Saturday, July 21, 2018

Playing Nice with Vocal Ease

We'll just keep the fun rolling with one of those shows that makes archival music what it can be, whilst simultaneously illustrating why the "music industry" can't be what it could be.
This one is one of those rebroadcasts where you just ask yourself: what it will take for Americans and American radio to love Jazz as much as Europeans do?
That this concert remains unissued -- especially in light of the idea that there's a equivalent one, of the same artist, recorded exactly one year earlier in the same venue, that exists as a live album -- is another one of those omissions that makes the scalp bleed from all the headscratching.
The notion that every note ever recorded by this artist is not all tidily wrapped up in a supra-deluxe box set and made available at every corner store probably proves America isn't worth the paper it is printed on, and perhaps never was or will be.
I'd like to believe otherwise, but the suits keep right on proving me right. So we'll just hafta keep right on posting what they are either too stupid or too culturally bereft to put out there.
I guess they think they are playing it safe and preserving their positions. When do they start preserving the cultural legacy of this country?

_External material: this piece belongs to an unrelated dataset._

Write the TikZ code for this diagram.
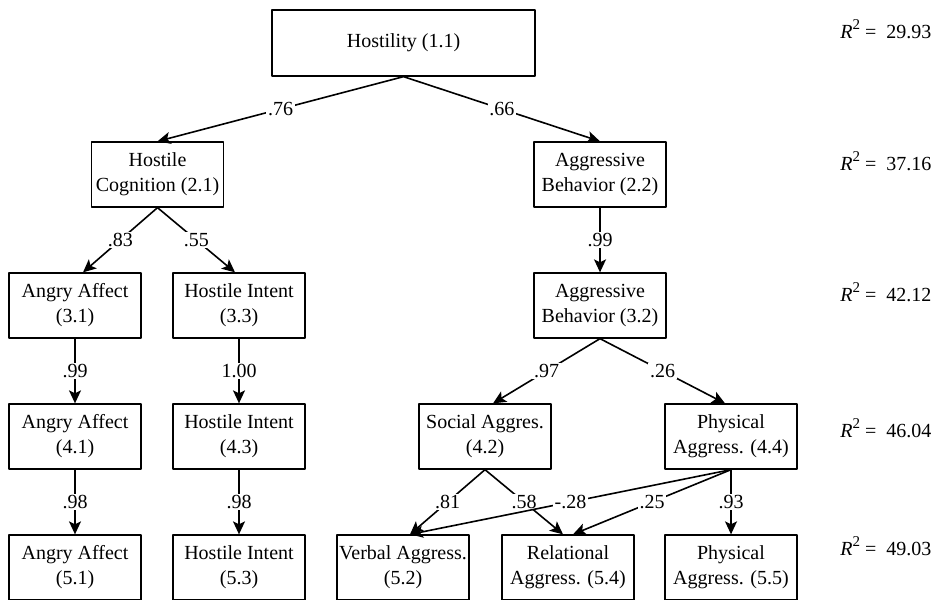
\documentclass[tikz,border=0pt]{standalone}
\usepackage{fontspec}
\setmainfont{Liberation Serif}
\usetikzlibrary{arrows.meta}

\begin{document}
\begin{tikzpicture}[x=0.5pt,y=-0.5pt,line join=round,
  font=\fontsize{10}{12.5}\selectfont,
  box/.style={draw,line width=0.65pt,minimum width=66pt,minimum height=32.5pt,align=center,inner sep=1pt},
  link/.style={line width=0.8pt,-{Stealth[length=6.5pt,width=6pt,inset=1.5pt]}},
  coef/.style={fill=white,inner sep=0.8pt},
  rsq/.style={anchor=west,inner sep=0pt}]
\useasboundingbox (0,0) rectangle (935,599);
\node[box,minimum width=131.5pt,minimum height=33pt] (h11) at (403.5,43) {Hostility (1.1)};
\node[box] (hc21) at (157.5,174.5) {Hostile\\Cognition (2.1)};
\node[box] (ab22) at (600,174.5) {Aggressive\\Behavior (2.2)};
\node[box] (aa31) at (75,305.5) {Angry Affect\\(3.1)};
\node[box] (hi33) at (239,305.5) {Hostile Intent\\(3.3)};
\node[box] (ab32) at (600,305.5) {Aggressive\\Behavior (3.2)};
\node[box] (aa41) at (75,436.5) {Angry Affect\\(4.1)};
\node[box] (hi43) at (239,436.5) {Hostile Intent\\(4.3)};
\node[box] (sa42) at (485,436.5) {Social Aggres.\\(4.2)};
\node[box] (pa44) at (731,436.5) {Physical\\Aggress. (4.4)};
\node[box] (aa51) at (75,567.5) {Angry Affect\\(5.1)};
\node[box] (hi53) at (239,567.5) {Hostile Intent\\(5.3)};
\node[box] (va52) at (403,567.5) {Verbal Aggress.\\(5.2)};
\node[box] (ra54) at (568,567.5) {Relational\\Aggress. (5.4)};
\node[box] (pa55) at (731,567.5) {Physical\\Aggress. (5.5)};
\draw[link] (h11.south) -- node[coef] {.76} (hc21.north);
\draw[link] (h11.south) -- node[coef] {.66} (ab22.north);
\draw[link] (hc21.south) -- node[coef] {.83} ([xshift=4pt]aa31.north);
\draw[link] (hc21.south) -- node[coef] {.55} ([xshift=-2pt]hi33.north);
\draw[link] (ab22.south) -- node[coef] {.99} (ab32.north);
\draw[link] (aa31.south) -- node[coef] {.99} (aa41.north);
\draw[link] (hi33.south) -- node[coef] {1.00} (hi43.north);
\draw[link] (ab32.south) -- node[coef] {.97} ([xshift=4pt]sa42.north);
\draw[link] (ab32.south) -- node[coef] {.26} ([xshift=-3pt]pa44.north);
\draw[link] (aa41.south) -- node[coef] {.98} (aa51.north);
\draw[link] (hi43.south) -- node[coef] {.98} (hi53.north);
\draw[link] (sa42.south) -- node[coef] {.81} ([xshift=3.5pt]va52.north);
\draw[link] (sa42.south) -- node[coef] {.58} ([xshift=-2.5pt]ra54.north);
\draw[link] (pa44.south) -- node[coef] {-.28} ([xshift=3.5pt]va52.north);
\draw[link] (pa44.south) -- node[coef] {.25} ([xshift=2.5pt]ra54.north);
\draw[link] (pa44.south) -- node[coef] {.93} (pa55.north);
\node[rsq] (r1) at (840,29) {\textit{R}\raisebox{0.42em}{\fontsize{7.5}{8}\selectfont 2} =\enspace 29.93};
\node[rsq] (r2) at (840,161) {\textit{R}\raisebox{0.42em}{\fontsize{7.5}{8}\selectfont 2} =\enspace 37.16};
\node[rsq] (r3) at (840,292) {\textit{R}\raisebox{0.42em}{\fontsize{7.5}{8}\selectfont 2} =\enspace 42.12};
\node[rsq] (r4) at (840,428) {\textit{R}\raisebox{0.42em}{\fontsize{7.5}{8}\selectfont 2} =\enspace 46.04};
\node[rsq] (r5) at (840,546) {\textit{R}\raisebox{0.42em}{\fontsize{7.5}{8}\selectfont 2} =\enspace 49.03};
\end{tikzpicture}
\end{document}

Jazz is the least popular art form in the musical firmament in the US, the country of its origin. 
They probably don't even know why, or how they contribute to that erosion with every startling omission.
I guess it's all just pearls before swine with them, so here I am ready to share this unissued, nearly two-hour Ella Fitzgerald show that France Musique had the good sense to at least webstream a while back, on two consecutive weekends.
This isn't, as I said, the show that the Pablo label put out in 1990, that contains about half of the set from July 21, 1971. This is the complete July 21, 1972 one. Not that they'd know the difference anyway.
I surely don't gotta tell you that it swings harder than Casey at the bat, do I? No strikeouts here though.... just Miss Ella doing the things she does with the melody -- often in that wordless, bop style that made her one of the most beloved singers of any century --  backed by her usual outfit of sympathetic and swinging supporting cast.
Ella Fitzgerald
Nice Jazz Festival
Nice, France
7.21.1972

01 C'est Magnifique
02 Them There Eyes
03 At Long Last Love
04 Begin the Beguine
05 Body and Soul/The Man I Love/I Loves You, Porgy
06 You've Got a Friend
07 What's Going On
08 Love for Sale
09 Madalena
10 Air Mail Special
11 Passion Flower
12 I Can't Get Started
13 It's All Right with Me
14 How High the Moon
15 How High the Moon (part II) 
16 I'm Beginning to See the Light
17 I Get a Kick Out of You
18 (If You Can't Sing It) You'll Have to Swing It
19 I Concentrate On You
20 Alone Too Long
21 The Lady Is a Tramp
22 Ray's Idea
23 I Can't Stop Loving You
24 Mack the Knife

Total time: 1:48:44

Ella Fitzgerald - vocals
Tommy Flanagan - piano
Niels-Henning Ørsted Pedersen - bass
Ed Thigpen - drums
Dizzy Gillespie - trumpet on Track 22

digital capture of two 256/48 France Musique rebroadcast streams, comprising the whole concert
This set is so boss, I dunno what to say other than you know where to click for the pick... Dizzy even shows up to blow towards the conclusion.
I should note that I changed the original stream-captured mp2s to the usual FLAC files, just so's no one has playback or codec issues.
Until the idiots get serious and cook up a complete reissue of both the 1971 and 1972 concerts -- as should be obviously available by now, were their heads not firmly inserted up their asses -- in the necessarily detailed and remastered form, this is going to have to do.
Because I'm nice -- and these shows are from Nice -- I'll say that the single CD of the 1971 set is available on Discogs.com for a paltry $4, out of print as it's been for decades.
I'll have more tomorrow, because filling in the blanks on here is likely more productive than filling in the gatekeepers with live ammunition would be out there. For now, all you have to do is rock this incredible and unissued document of one of the all-time greatest artists in American history to smell what's cooking.--J.